Monday, June 6, 2016

Today Would Have Been My Father's 83rd Birthday!

June 6 is an important day in our history because 48 years ago today Robert Kennedy was taken from us all too soon. I often wonder what the world and our lives would be like had the 1960s been different on so many occasions.

The 1960s brought tremendous amount of change for me as a young boy moving from five different communities and learning to adapt to five very different environments. It was also a decade in which my relationship with my dad changed dramatically as I grew up under his tutelage.

I have written about his birthday on several occasions and other times I wrote how he affected me as my mentor, coach and friend. I was my father's shadow in many ways and as I grew older I came to realize just what a wonderful relationship we had.

There was an alternate side of my father I did not know much about until much later. I choose to focus on the positive side of our relationship. That is why I miss him tremendously since he has been gone almost ten years already. I have several pictures of him at various stages of his life on my Screensaver and see him for seven-second intervals every so often.

Attached is my first photograph of him playing with me and teaching me how to blow bubbles in 1957 when I was only two:

Click on the image to make it larger:

Recently, I wrote a blog post that has become one of my most read ever about him coaching me in the summer of 1968 in Sibley, Iowa. After that summer, he accepted the track and cross country coaching job as well as a counselor position at Worthington State Junior College (WSJC) where he stayed for eight years until my family moved again where he took a similar job at Rochester Community College (RCC). He retired after seventeen years in Rochester. 

Several years ago, I was in Worthington in mid-September for the annual King Turkey Days celebration. I took some time and went to visit and give a brief speech for my long time friend Joel Krekelberg who was teaching a class entitled "Prevention and Care of Athletic Injuries." Krek as he is appropriately known in Worthington was teaching his students how to wrap ankles.

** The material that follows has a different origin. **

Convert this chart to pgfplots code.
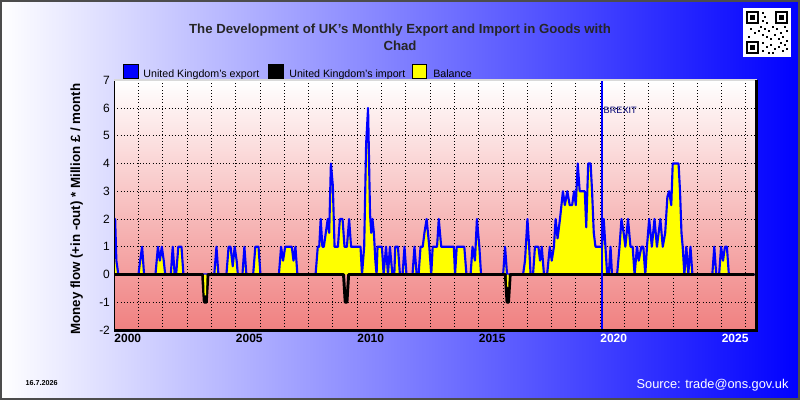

Every time I get an opportunity to watch him deftly wrap an ankle is a treat because he is so good at!

After his class, I wanted to go over to the athletic building and see if any of my dad's track and cross country teams pictures were still there. We went over there and there were only a few photographs left. The athletic director was there and asked me if I wanted those photos because since track and cross country were eliminated from their sports options, eventually they would be thrown away when the football team pictures crowded them out. I gladly took them and want to share a couple with you now of my father's very successful track and cross country program in the eight years he ran the program that he took over when Bruce Traphagen turned over the program to Dad in the fall of 1968.

I am attaching a couple photographs and their yearly haul of trophies:


As always, click on the images to make them larger:

Some of you may recognize yourself or someone you know. One of the members of the track team, Jerry Schnyders, back row, second from right, I have known since we lived in Edgerton and played baseball together in the mid-1960s!

Roger Schipper who is on the far right in the second row lived with my family for a while when he first moved to Rochester to become the trainer at the Community College. Later, when he was finishing his student teaching, he stayed with Dave Bisbee and me in my first apartment in Minneapolis.

This is fun for me to look at old pictures of not only my dad but also friendships that have lasted many years. I wrote a lot about that in my book.

I look forward to your comments.

Later,

Mike

3 comments:

Jeanne Bullerman said...

Another good blog, Mike. My dad, Lyle Schlichte, just passed away last Friday. He was always an avid sportsman himself and a fan in the fanatic sense. He loved his days of playing football at Worthington! In his later years, and before he was too ill, he thoroughly enjoyed following his grandchildren in all their athletic endeavors.

Colleenmpatrick said...

You were indeed his shadow from day one--you had your first basketball before you could even sit up by yourself. From his place on the National Title Winning South Dakota Jackrabbits to the last track and basketball teams he coached at Rochester Community College He thoroughly enjoyed the thrill of the chase so to speak. The academics just had to be tolerated as I know only too well from his time as a student at SDS!! Not that he didn't like teaching but it was his path to the coaching end of his profession? In those very early years we didn't have television so it was natural you became his shadow I think? The fact you loved the entire situation made it that much more enjoyable for you both. Seems like only yesterday sometimes.

Frank said...

I love this. I never had that close a relationship with my father until I had the opportunity to care for him in his latter years, but there was always mutual love and respect. I am not jealous, but I hope I have played a more active role in the lives of my own children. Thanks to their Mom, they have all turned out to be stellar people!